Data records

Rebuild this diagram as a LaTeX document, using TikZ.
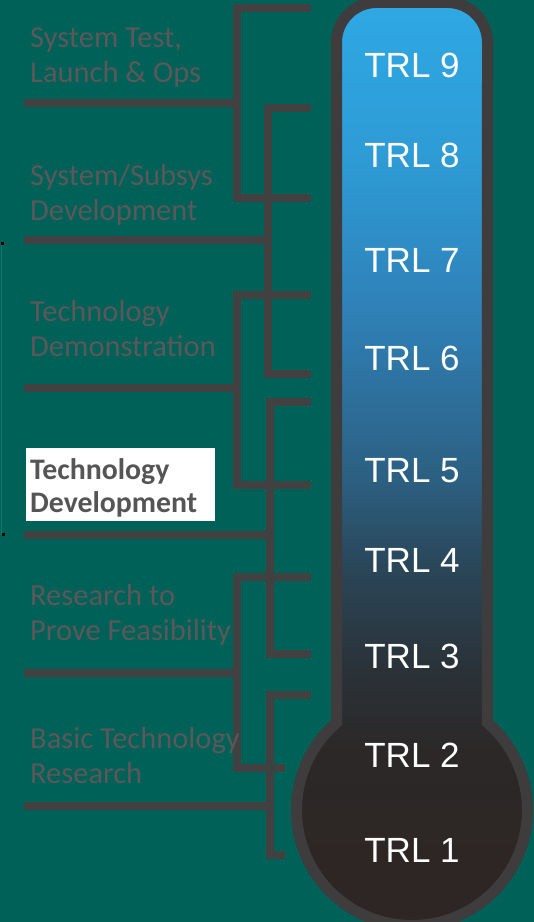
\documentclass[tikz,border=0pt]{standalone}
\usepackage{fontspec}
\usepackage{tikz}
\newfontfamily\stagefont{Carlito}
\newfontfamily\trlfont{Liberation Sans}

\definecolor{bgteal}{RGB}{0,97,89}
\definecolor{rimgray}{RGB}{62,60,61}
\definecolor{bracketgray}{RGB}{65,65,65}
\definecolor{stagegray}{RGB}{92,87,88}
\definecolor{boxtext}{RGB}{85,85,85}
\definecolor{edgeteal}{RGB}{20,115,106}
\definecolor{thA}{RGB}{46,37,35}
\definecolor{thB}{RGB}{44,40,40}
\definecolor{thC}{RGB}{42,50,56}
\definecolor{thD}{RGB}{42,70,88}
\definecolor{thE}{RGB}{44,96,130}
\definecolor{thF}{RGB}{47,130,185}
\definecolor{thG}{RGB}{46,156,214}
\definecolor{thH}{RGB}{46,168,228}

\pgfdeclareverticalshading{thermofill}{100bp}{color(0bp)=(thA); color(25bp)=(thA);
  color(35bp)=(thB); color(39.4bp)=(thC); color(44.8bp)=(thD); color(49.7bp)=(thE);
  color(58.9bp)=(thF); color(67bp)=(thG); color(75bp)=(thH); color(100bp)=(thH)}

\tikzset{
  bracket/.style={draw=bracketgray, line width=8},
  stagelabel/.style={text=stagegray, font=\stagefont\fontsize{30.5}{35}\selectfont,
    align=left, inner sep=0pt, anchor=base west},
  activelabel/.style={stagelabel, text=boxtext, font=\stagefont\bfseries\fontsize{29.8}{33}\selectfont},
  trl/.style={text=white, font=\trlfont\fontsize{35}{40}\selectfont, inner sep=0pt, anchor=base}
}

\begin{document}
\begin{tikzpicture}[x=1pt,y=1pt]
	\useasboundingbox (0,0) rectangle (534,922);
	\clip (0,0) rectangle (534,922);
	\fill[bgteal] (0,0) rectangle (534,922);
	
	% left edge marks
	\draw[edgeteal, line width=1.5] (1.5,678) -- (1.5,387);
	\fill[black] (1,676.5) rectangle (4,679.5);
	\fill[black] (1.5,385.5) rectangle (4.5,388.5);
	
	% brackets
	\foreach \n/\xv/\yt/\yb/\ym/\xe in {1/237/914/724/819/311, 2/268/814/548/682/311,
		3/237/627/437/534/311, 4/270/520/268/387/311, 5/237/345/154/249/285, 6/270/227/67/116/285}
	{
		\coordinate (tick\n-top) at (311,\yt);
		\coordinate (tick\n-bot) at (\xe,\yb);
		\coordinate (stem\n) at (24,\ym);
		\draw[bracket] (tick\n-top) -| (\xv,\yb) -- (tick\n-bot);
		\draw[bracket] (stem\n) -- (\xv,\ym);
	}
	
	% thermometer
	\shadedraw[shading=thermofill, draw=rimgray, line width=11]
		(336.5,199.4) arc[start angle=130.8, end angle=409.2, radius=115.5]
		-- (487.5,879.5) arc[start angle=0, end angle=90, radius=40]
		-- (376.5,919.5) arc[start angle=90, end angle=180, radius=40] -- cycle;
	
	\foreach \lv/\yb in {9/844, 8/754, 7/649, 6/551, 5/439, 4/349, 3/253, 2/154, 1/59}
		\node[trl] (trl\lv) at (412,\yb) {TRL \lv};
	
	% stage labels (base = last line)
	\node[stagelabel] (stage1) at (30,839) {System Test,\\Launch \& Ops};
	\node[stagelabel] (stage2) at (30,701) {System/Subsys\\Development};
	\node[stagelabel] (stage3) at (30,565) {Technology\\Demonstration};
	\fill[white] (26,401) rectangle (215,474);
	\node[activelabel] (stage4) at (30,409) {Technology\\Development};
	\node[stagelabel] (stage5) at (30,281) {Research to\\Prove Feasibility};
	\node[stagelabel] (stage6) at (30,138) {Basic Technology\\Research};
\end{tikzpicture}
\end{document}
...
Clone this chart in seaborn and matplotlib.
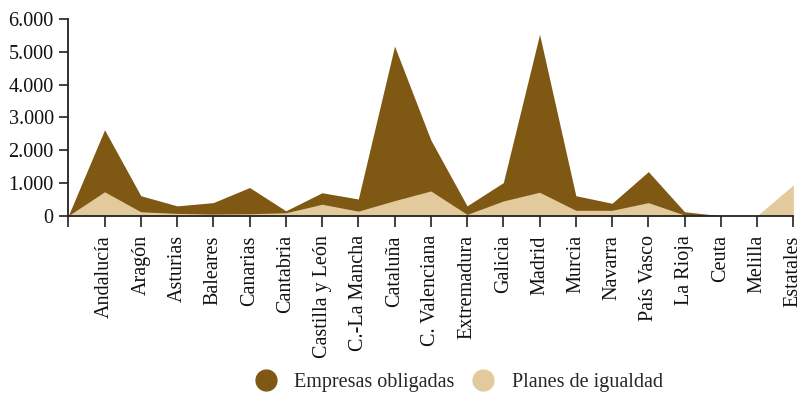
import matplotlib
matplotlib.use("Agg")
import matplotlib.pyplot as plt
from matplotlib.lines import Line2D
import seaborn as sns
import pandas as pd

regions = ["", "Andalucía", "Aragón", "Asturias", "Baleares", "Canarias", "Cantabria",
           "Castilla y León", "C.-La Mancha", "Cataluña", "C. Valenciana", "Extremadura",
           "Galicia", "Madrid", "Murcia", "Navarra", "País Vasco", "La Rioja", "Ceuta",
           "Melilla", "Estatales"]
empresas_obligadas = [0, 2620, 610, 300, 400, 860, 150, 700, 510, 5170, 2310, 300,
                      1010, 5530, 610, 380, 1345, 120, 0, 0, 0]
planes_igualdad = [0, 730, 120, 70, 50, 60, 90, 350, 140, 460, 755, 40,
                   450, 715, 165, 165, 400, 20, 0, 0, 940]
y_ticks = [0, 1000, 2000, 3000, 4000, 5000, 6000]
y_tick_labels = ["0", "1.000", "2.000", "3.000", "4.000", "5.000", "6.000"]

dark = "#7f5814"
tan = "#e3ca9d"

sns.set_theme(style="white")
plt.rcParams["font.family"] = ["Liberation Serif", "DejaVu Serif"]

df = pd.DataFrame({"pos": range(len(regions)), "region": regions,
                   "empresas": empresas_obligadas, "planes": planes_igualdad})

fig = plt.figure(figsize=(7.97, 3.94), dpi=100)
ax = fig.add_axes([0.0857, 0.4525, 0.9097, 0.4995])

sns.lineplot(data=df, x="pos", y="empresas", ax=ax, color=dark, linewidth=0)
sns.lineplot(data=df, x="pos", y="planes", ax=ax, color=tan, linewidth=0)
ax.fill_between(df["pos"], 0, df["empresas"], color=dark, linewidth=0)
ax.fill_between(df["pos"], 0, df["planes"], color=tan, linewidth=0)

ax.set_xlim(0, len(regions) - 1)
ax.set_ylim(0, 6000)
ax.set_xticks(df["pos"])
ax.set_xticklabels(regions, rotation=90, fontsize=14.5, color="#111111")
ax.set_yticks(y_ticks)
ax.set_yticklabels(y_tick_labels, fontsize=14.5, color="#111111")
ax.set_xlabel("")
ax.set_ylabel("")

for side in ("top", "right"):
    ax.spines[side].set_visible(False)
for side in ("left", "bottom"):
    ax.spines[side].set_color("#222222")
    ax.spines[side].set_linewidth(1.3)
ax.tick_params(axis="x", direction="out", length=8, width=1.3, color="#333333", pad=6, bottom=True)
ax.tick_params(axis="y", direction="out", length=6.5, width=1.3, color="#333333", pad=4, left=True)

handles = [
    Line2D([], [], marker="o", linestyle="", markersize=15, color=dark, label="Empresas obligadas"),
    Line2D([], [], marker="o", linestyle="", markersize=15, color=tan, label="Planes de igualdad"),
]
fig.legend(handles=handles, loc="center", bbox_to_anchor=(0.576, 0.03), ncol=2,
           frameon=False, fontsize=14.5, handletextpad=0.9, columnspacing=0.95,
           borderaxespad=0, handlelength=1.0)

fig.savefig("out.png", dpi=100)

§ Work required:
From the listing above, report the number of lines containing the string "seaborn", without any accompanying remarks.

§ Exercise output:
2